Korea will see its economic growth "decelerate" sharply this year in the aftermath of ongoing trade disputes ― the trade war between the U.S. and China and the trade feud between Korea and Japan ― a Hong Kong-based global economist forecast, Monday.

She called for the Korean government to implement supplementary budgets as soon as possible and expand investment for the development of local materials to minimize the potential impact of the trade disputes.

"Cyclically, the deceleration of China, already lengthened semiconductor replacement cycle and Korea-Japan trade feud are all posing headwinds to its economic growth," Alicia Garcia-Herrero, Asia-Pacific chief economist at Natixis Global Market Research, told The Korea Times.

"Korea is expected to see the trade sector remaining under pressure on the back of subdued global demand, slowdown in tech cycle and the trade feud with Japan. We expect growth deceleration in 2019."

She believes the Korea-Japan trade feud will take a greater toll than initially anticipated because the time-consuming, costly process will not likely see an immediate breakthrough.

"As Korea is highly dependent on Japanese import of the key inputs and Japan dominates in both market share as well as state-of-the-art technology, we expect Korean firms to have a hard time finding alternative supply. This substitution not only takes time but may also push up the price, eroding the profit margin for Korean manufacturers," she said.

It remains to be seen how the issue will unfold, as Japan granted its first approval for high-tech material to Korea, Thursday, the first since the start of the trade feud.

In order to target weakness in domestic demand and export reliance on Japan, an economic stimulus package is in urgent need, she stressed.

"Pushing forward the 5.8 trillion won ($4.7 billion) supplementary budget and new investment in research and development (R&D) for local materials are the most pressing issues."

Other than the emotionally charged conflict, Korea's export-dependent economy will be impacted by the ongoing U.S.-China trade war both directly from the deteriorating global demand, she noted.

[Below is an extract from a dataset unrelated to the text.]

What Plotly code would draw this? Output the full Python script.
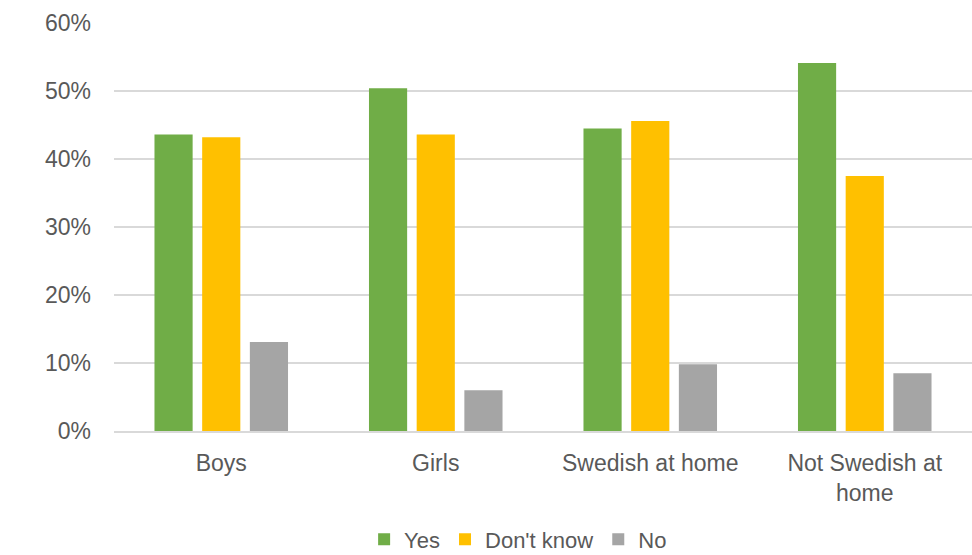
import plotly.graph_objects as go

categories = ["Boys", "Girls", "Swedish at home", "Not Swedish at<br>home"]
yes_vals = [0.436, 0.504, 0.445, 0.541]
dontknow_vals = [0.432, 0.436, 0.456, 0.375]
no_vals = [0.131, 0.060, 0.098, 0.085]
series_names = ["Yes", "Don't know", "No"]
series_colors = ["#70AD47", "#FFC000", "#A5A5A5"]

fig = go.Figure()
for name, vals, col in zip(series_names, [yes_vals, dontknow_vals, no_vals], series_colors):
    fig.add_trace(go.Bar(x=categories, y=vals, name=name,
                         marker=dict(color=col, line=dict(width=0))))

font_family = "Liberation Sans, Arial, sans-serif"
fig.update_layout(
    width=972, height=555,
    margin=dict(l=114, r=0, t=23, b=124, autoexpand=False),
    paper_bgcolor="white", plot_bgcolor="white",
    barmode="group", bargap=0.333, bargroupgap=0.2,
    font=dict(family=font_family, size=23, color="#595959"),
    showlegend=True,
    legend=dict(orientation="h", x=0.471, xanchor="center", y=-0.266, yanchor="middle",
                font=dict(size=22, color="#595959"), itemwidth=30, tracegroupgap=0),
    xaxis=dict(showgrid=False, showline=True, linecolor="#D9D9D9", linewidth=1.5,
               automargin=False,
               ticks="", tickfont=dict(size=23, color="#595959"), ticklabelstandoff=11),
    yaxis=dict(range=[0, 0.6], tickvals=[0, 0.1, 0.2, 0.3, 0.4, 0.5, 0.6],
               automargin=False,
               tickformat=".0%", showgrid=True, gridcolor="#D9D9D9", gridwidth=1.5,
               zeroline=False, showline=False, ticks="",
               tickfont=dict(size=23, color="#595959"), ticklabelstandoff=22),
)

fig.write_html("out.html")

"Korea is the most China-exposed country in the Asia-Pacific region. However, increasingly diversified investment globally by Korean firms and Bank of Korea's vigilant support through competitive exchange rates and low funding costs are expected to help," she said.

The economist said it is unlikely that Korea will see foreign capital outflow, a constant fear among many emerging markets whose investment is heavily foreign-owned.

"Heightened uncertainty has shifted market risk appetite and investment into safety havens. However, as the market concerns over a currency war (between the U.S. and China) dissipate and China's growth prospects stabilize, we expect investors to continue investing in the emerging market," she said.

However, the emerging market is still suffering due to overall weak investment sentiment influenced by deteriorating global risk appetite amid the continued U.S.-China trade war

"As preference shifts toward risk-off investments, trade war may place extra stress on emerging markets as well as economies with large external financing gap. Heightened trade tensions, especially after Chinese technology companies were involved, have disrupted global trade and technology supply chains," she said.

Due to the negative mixture, the global economy will see a downturn much sooner than previously thought.

"As a result of worsening sentiment and sluggish trade performance, global demand remained subdued with investment slowing down in particular, posing headwinds for global growth momentum."

Meanwhile, her assessment that the currency war between the world's two largest economies would stabilize rather than becoming a full-fledged currency war is based on the "reality" that both sides will stand to lose more than to gain.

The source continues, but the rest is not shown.